I also just started a social skills "class"/group a few weeks ago, which has one girl and one other guy in it (and the female "teacher"), and the girl is really cute. So far I've just been getting to know her a little bit in the context of the class and I like her so far, and I feel like someone who has social difficulties herself might be the type of person who could finally understand and "get" me. I don't want to show too much interest or try to do something outside of class right now, because I really don't want to come across as creepy, and definitely wouldn't want to make class uncomfortable for both of us, since there are only 3 of us in it and it's supposed to be a comfortable environment for all of us to learn and practice skills.
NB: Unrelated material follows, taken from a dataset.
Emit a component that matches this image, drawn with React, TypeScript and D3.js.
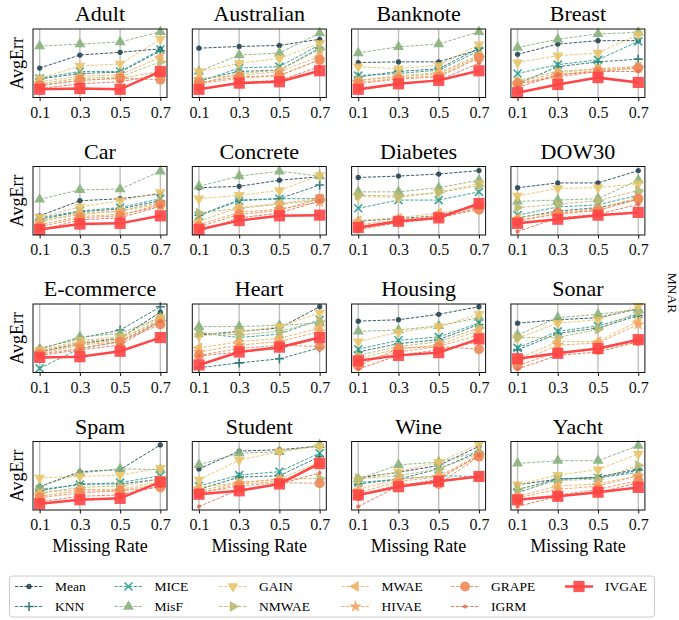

I had a really awkward situation where I felt like a 70 year old man (somewhat of a friend/colleague) came across as really creepy to me, and I really think he wanted me to go to his hotel room (and even asked if I was gay or straight). He is married (to a woman), BTW. At least once I told him I was straight he didn't act creepy later on in the day, but I certainly did feel uncomfortable at the time, and don't want to ever make a girl/woman feel that way.